Come summer, we expect explosions and jaw-dropping special effects. We hope for fleet storytelling that owns us for a Saturday night, but not necessarily longer than that. We buy the tickets and pray for a ride.

Seldom do we expect our blockbusters to surprise us with acting, too. (That’s why the first sight of Johnny Depp’s slurry Jack Sparrow was such a welcome revelation.)

Starting with Robert Downey Jr.’s crazysexycool portrayal of Tony Stark in “Iron Man” — still the most fun to be had this summer — there have been a handful of turns that have quelled Hollywood’s performance anxieties. You know: those nagging worries that blockbusters, by their nature, can’t offer a setting for gemlike performances.

There’s talk Ledger may receive a posthumous Academy Award for his volatile, calibrated depiction of Gotham’s worst nightmare in a city bedeviled by bad dreams.

It’s a long stretch between now and awards season, and fall brings the prestige movies that tend to own critics’ top- 10 lists.

Still, at this juncture, consider adding Jason Bateman to a shortlist of supporting-actor nominees. He’s the super glue in Will Smith’s strange and fun superhero flick, “Hancock.”

As Ray Embrey, the public relations rep with a conscience, Bateman brings an acute awareness to what could have been a rube of a straight man. The way he plies his understated laugh lines isn’t as manic as Downey’s fast-quipping industrialist, but it’s nearly as agile.

Downey suggests what Cary Grant might have been, were he making flicks in the age of tent-pole fare. There is an insouciant swiftness to his delivery. It is the golden stuff of the screwball comedy. But it’s not just his grasp of the music of snappy writing. Downey’s Stark strides through spaces — casinos, laboratories, war zones — like a man who owns the world.

Discussing acting, director Mike Nichols once told The Denver Post: “None of us are very good at telling the dancer from the dance.”

Indeed, in the amazing danse macabre that is “The Dark Knight,” Ledger is not alone in giving a dynamic performance. Christian Bale, one of the most deliberate, uncompromising actors of his generation, has changed for good and dark our understanding of Bruce Wayne/Batman.

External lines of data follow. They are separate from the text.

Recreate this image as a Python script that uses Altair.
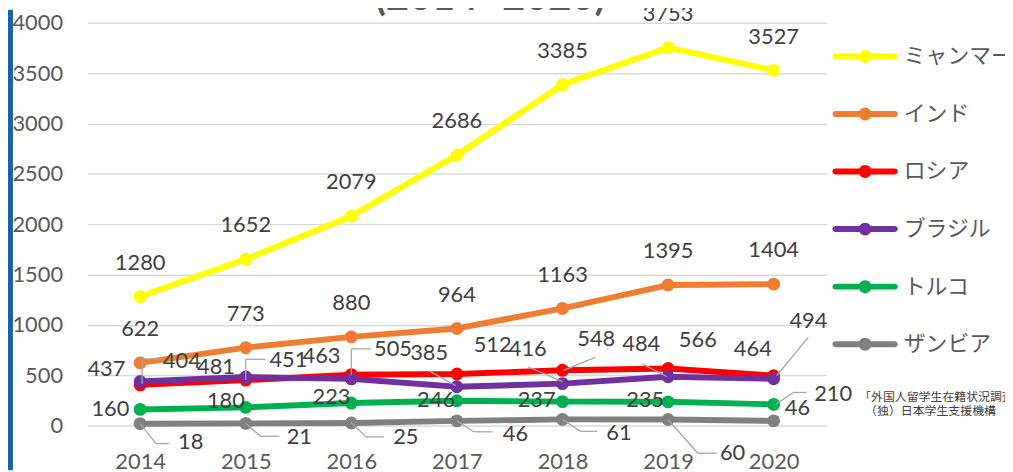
import altair as alt
import pandas as pd

years = ["2014", "2015", "2016", "2017", "2018", "2019", "2020"]
countries = ["ミャンマー", "インド", "ロシア", "ブラジル", "トルコ", "ザンビア"]
myanmar = [1280, 1652, 2079, 2686, 3385, 3753, 3527]
india = [622, 773, 880, 964, 1163, 1395, 1404]
russia = [404, 451, 505, 512, 548, 566, 494]
brazil = [437, 481, 463, 385, 416, 484, 464]
turkey = [160, 180, 223, 246, 237, 235, 210]
zambia = [18, 21, 25, 46, 61, 60, 46]
colors = ["#FFFF00", "#ED7D31", "#FF0000", "#7030A0", "#00B050", "#808080"]
series = [myanmar, india, russia, brazil, turkey, zambia]

# label placement (pixel offsets from the point), Excel-like
label_offsets = {
    "ミャンマー": [(0, -34)] * 7,
    "インド": [(0, -34)] * 7,
    "ロシア": [(42, -24), (43, -20), (42, -26), (36, -29), (34, -32), (30, -29), (35, -55)],
    "ブラジル": [(-34, -13), (-30, -10), (-30, -23), (-28, -34), (-35, -35), (-27, -33), (-21, -30)],
    "トルコ": [(-30, 0), (-20, -6), (-20, -6), (-21, -1), (-26, -2), (-23, -2), (60, -10)],
    "ザンビア": [(51, 18), (54, 14), (55, 14), (59, 13), (57, 14), (65, 34), (24, -13)],
}
# leader lines: polyline offsets from the point
leaders = [
    ("ロシア", "2014", [(2, -1), (2, -26), (22, -26)]),
    ("ロシア", "2015", [(0, 0), (0, -21), (20, -21)]),
    ("ロシア", "2016", [(0, 0), (0, -26), (20, -26)]),
    ("ブラジル", "2017", [(-1, -1), (-28, -16)]),
    ("ロシア", "2018", [(1, 0), (33, -13)]),
    ("ブラジル", "2018", [(0, -2), (-35, -17)]),
    ("ブラジル", "2019", [(-1, 0), (-26, -13)]),
    ("ロシア", "2020", [(3, 0), (35, -39)]),
    ("トルコ", "2020", [(2, 0), (20, -12), (33, -12)]),
    ("ザンビア", "2014", [(0, 0), (16, 20), (29, 20)]),
    ("ザンビア", "2015", [(0, 0), (15, 13), (34, 13)]),
    ("ザンビア", "2016", [(0, 0), (15, 14), (33, 14)]),
    ("ザンビア", "2017", [(0, 0), (17, 11), (36, 11)]),
    ("ザンビア", "2018", [(0, 0), (18, 12), (35, 12)]),
    ("ザンビア", "2019", [(0, 0), (30, 34), (49, 34)]),
]

rows = []
for c, vals in zip(countries, series):
    for y, v in zip(years, vals):
        rows.append({"country": c, "year": y, "value": v})
df = pd.DataFrame(rows)

FONT = "Lato"
x_enc = alt.X("year:O", scale=alt.Scale(type="point", padding=0.5),
              axis=alt.Axis(title=None, labelAngle=0, grid=False, domain=False, ticks=False, tickSize=0,
                            labelPadding=26, labelFont=FONT, labelFontSize=22, labelColor="#595959"))
y_enc = alt.Y("value:Q", scale=alt.Scale(domain=[0, 4000], nice=False),
              axis=alt.Axis(title=None, values=list(range(0, 4001, 500)), format="d", domain=False,
                            ticks=False, tickSize=0,
                            labelPadding=25, labelFont=FONT, labelFontSize=22, labelColor="#595959",
                            gridColor="#D9D9D9", gridWidth=1.5))

legend_path = ("M-4.6,-0.46 L4.6,-0.46 A0.46,0.46 0 0 1 4.6,0.46 L-4.6,0.46 "
               "A0.46,0.46 0 0 1 -4.6,-0.46 Z M1,0 A1,1 0 1 1 -1,0 A1,1 0 1 1 1,0 Z")
color_enc = alt.Color("country:N", scale=alt.Scale(domain=countries, range=colors),
                      legend=alt.Legend(title=None, orient="none", legendX=773, legendY=23,
                                        symbolType=legend_path, symbolSize=169, symbolStrokeWidth=0,
                                        labelFont="Noto Sans CJK JP", labelFontSize=22, labelColor="#595959",
                                        labelOffset=28, rowPadding=36, padding=0))

one = pd.DataFrame({"k": [0]})
layers = []
# blue bar on the left edge
layers.append(alt.Chart(one).mark_rule(color="#1F5FA6", strokeWidth=5).encode(
    x=alt.value(-77.5), y=alt.value(-13), y2=alt.value(451)))
# partially visible title
layers.append(alt.Chart(one).mark_text(text="(2014 -2020)", font=FONT, fontSize=40, fontWeight="bold",
                                       color="#595959", align="center", baseline="alphabetic").encode(
    x=alt.value(406), y=alt.value(-13)))
# source note
layers.append(alt.Chart(one).mark_text(text="「外国人留学生在籍状況調査」", font="Noto Sans CJK JP", fontSize=12,
                                       color="#404040", align="left", baseline="middle").encode(
    x=alt.value(778), y=alt.value(377)))
layers.append(alt.Chart(one).mark_text(text="（独）日本学生支援機構", font="Noto Sans CJK JP", fontSize=12,
                                       color="#404040", align="left", baseline="middle").encode(
    x=alt.value(784), y=alt.value(391)))

for c in countries:
    d = df[df.country == c]
    layers.append(alt.Chart(d).mark_line(strokeWidth=6, strokeCap="round", strokeJoin="round").encode(
        x=x_enc, y=y_enc, color=color_enc))
    layers.append(alt.Chart(d).mark_circle(size=170, opacity=1).encode(
        x=x_enc, y=y_enc, color=color_enc))

for c, yr, pts in leaders:
    d = df[(df.country == c) & (df.year == yr)]
    for (ax, ay), (bx, by) in zip(pts[:-1], pts[1:]):
        layers.append(alt.Chart(d).mark_rule(color="#A6A6A6", strokeWidth=1.3,
                                             xOffset=ax, yOffset=ay, x2Offset=bx, y2Offset=by).encode(
            x=x_enc, y=y_enc, x2=alt.X2("year:O"), y2=alt.Y2("value:Q")))

for c in countries:
    for i, yr in enumerate(years):
        dx, dy = label_offsets[c][i]
        d = df[(df.country == c) & (df.year == yr)]
        layers.append(alt.Chart(d).mark_text(dx=dx, dy=dy, font=FONT, fontSize=22, color="#404040",
                                             align="center", baseline="middle").encode(
            x=x_enc, y=y_enc, text="value:Q"))

chart = alt.layer(*layers).properties(
    width=745, height=406,
    autosize=alt.AutoSizeParams(type="none"),
    padding={"left": 80, "top": 13, "right": 180, "bottom": 45},
).configure_view(stroke=None)

chart.save("out.html", embed_options={"renderer": "svg", "actions": False})
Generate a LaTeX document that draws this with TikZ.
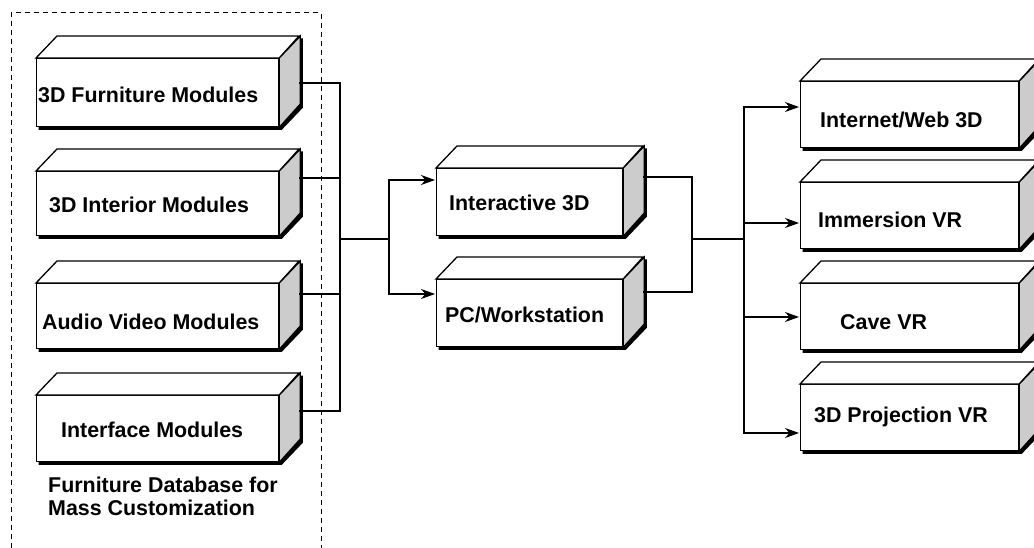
\documentclass[tikz,border=0pt]{standalone}
\usepackage{fontspec}
\setmainfont{Liberation Sans}
\usetikzlibrary{arrows.meta,calc}
\pgfdeclarelayer{background}
\pgfsetlayers{background,main}
\definecolor{sidegray}{RGB}{204,204,204}
\tikzset{
  face/.style={draw, fill=white, line width=1.3pt, inner sep=0pt, anchor=north west},
  edgethree/.style={draw, line width=1.3pt, line join=miter},
  lbl/.style={inner sep=0pt, anchor=base west, font=\fontsize{21.4}{23}\selectfont\bfseries},
  wire/.style={line width=1.2pt},
  arr/.style={wire, -{Stealth[length=14pt,width=10pt,inset=4.5pt]}},
  frame/.style={line width=1pt, dash pattern=on 5pt off 4pt},
}
\newcommand\cubebox[5]{%
  \node[face, minimum width=#4pt, minimum height=#5pt] (#1) at (#2,#3) {};
  \filldraw[edgethree, fill=white] (#1.north west) -- ++(21,-22) -- ++(#4,0) -- (#1.north east) -- cycle;
  \filldraw[edgethree, fill=sidegray] (#1.north east) -- ++(21,-22) -- ++(0,#5) -- (#1.south east) -- cycle;
  \begin{pgfonlayer}{background}
  \fill[black] ([shift={(2.5,2.5)}]#1.north west) -- ([shift={(23.5,-19.5)}]#1.north west) -- ([shift={(23.5,-19.5)}]#1.north east) -- ([shift={(23.5,-19.5)}]#1.south east) -- ([shift={(2.5,2.5)}]#1.south east) -- ([shift={(2.5,2.5)}]#1.south west) -- cycle;
  \end{pgfonlayer}
}
\begin{document}
\begin{tikzpicture}[x=1pt,y=-1pt]
\useasboundingbox (0,0) rectangle (1034,548);
\clip (0,0) rectangle (1034,548);
% dashed frame
\draw[frame] (11,548) -- (11,13) -- (321,13) -- (321,548);
% boxes
\cubebox{fm}{36}{58}{242}{68}
\cubebox{im}{36}{171}{242}{64}
\cubebox{am}{36}{283}{242}{65}
\cubebox{ifm}{36}{395}{242}{66}
\cubebox{i3d}{436}{168}{186}{67}
\cubebox{pcw}{436}{279}{186}{67}
\cubebox{web}{800}{81}{218}{66}
\cubebox{imm}{800}{182}{218}{66}
\cubebox{cave}{800}{283}{218}{66}
\cubebox{proj}{800}{384}{218}{66}
% labels
\node[lbl] (tfm) at (38,103) {3D Furniture Modules};
\node[lbl] (tim) at (49,212.5) {3D Interior Modules};
\node[lbl] (tam) at (42,329.5) {Audio Video Modules};
\node[lbl] (tifm) at (61,437.5) {Interface Modules};
\node[lbl] (tdb1) at (48,492.5) {Furniture Database for};
\node[lbl] (tdb2) at (48,515.5) {Mass Customization};
\node[lbl] (ti3d) at (449,210.5) {Interactive 3D};
\node[lbl] (tpcw) at (445,323) {PC/Workstation};
\node[lbl] (tweb) at (820,127.5) {Internet/Web 3D};
\node[lbl] (timm) at (818,227.5) {Immersion VR};
\node[lbl] (tcave) at (840,329.5) {Cave VR};
\node[lbl] (tproj) at (814,422.5) {3D Projection VR};
% ports and junctions
\coordinate (fmo) at (299,83);
\coordinate (imo) at (299,178);
\coordinate (amo) at (299,294);
\coordinate (ifmo) at (299,411);
\coordinate (jL) at (340,239);
\coordinate (jM) at (389,239);
\coordinate (i3di) at (435,180);
\coordinate (pcwi) at (435,294);
\coordinate (i3do) at (643,177);
\coordinate (pcwo) at (643,292);
\coordinate (jR) at (692,239);
\coordinate (jS) at (744,239);
\coordinate (webi) at (799,107);
\coordinate (immi) at (799,223);
\coordinate (cavei) at (799,317);
\coordinate (proji) at (799,433);
% connectors
\draw[wire] (fmo) -| (jL);
\draw[wire] (imo) -| (jL);
\draw[wire] (amo) -| (jL);
\draw[wire] (ifmo) -| (jL);
\draw[wire] (jL) -- (jM);
\draw[arr] (jM) |- (i3di);
\draw[arr] (jM) |- (pcwi);
\draw[wire] (i3do) -| (jR);
\draw[wire] (pcwo) -| (jR);
\draw[wire] (jR) -- (jS);
\draw[arr] (jS) |- (webi);
\draw[arr] (jS) |- (immi);
\draw[arr] (jS) |- (cavei);
\draw[arr] (jS) |- (proji);
\end{tikzpicture}
\end{document}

During the summer, art houses often become the refuges of craft when the awesome crashes, funky creatures or comedic yuks become too much. We expect fine performances in humbly budgeted fare.

So fans of the NBC-TV series “Homicide: Life on the Streets” won’t be surprised by Melissa Leo’s turn in “Frozen River” (opening in mid-August). Nor will art-house denizens. She has done potent work in “21 Grams” and “The Three Burials of Melquiades Estrada.”

She plays a mother who, along with a young Mohawk woman, smuggles illegal immigrants across the New York- Canada border.

It’s hardly a surprise that Emma Thompson shines in “Brideshead Revisited” (opening later this month). Although “shine” is not the proper word for Lady Marchmain, the spiritually righteous, utterly destructive matriarch. One character says of the Lady of Brideshead that when she’s no longer around, she still permeates the place. The same is true of Thompson.

For a time it looked as if Meryl Streep also would join the parade of fellas doing great work in big flicks.

Given her string of consistently fine appearances, audiences had every right to expect something exceptional from her turn as Donna in “Mamma Mia!”

Streep turns out to be no match for the triumvirate who brought the megasmash to the stage and now to the screen: director Phyllida Lloyd, writer Catherine Johnson and producer Judy Craymer.

“I feel I’m very much the gatekeeper on all things ‘Mamma Mia!’ ” Craymer told a reporter not long ago. “I felt it was incredibly important to control the rights and incredibly important to control the project.”

That will to re-create the play in every way has robbed the film of greater possibility.

After all, Streep’s less was so much more in “The Devil Wears Prada.” Miranda Priestly’s “that’s all” was uttered softly but carried the force of a Louisville Slugger.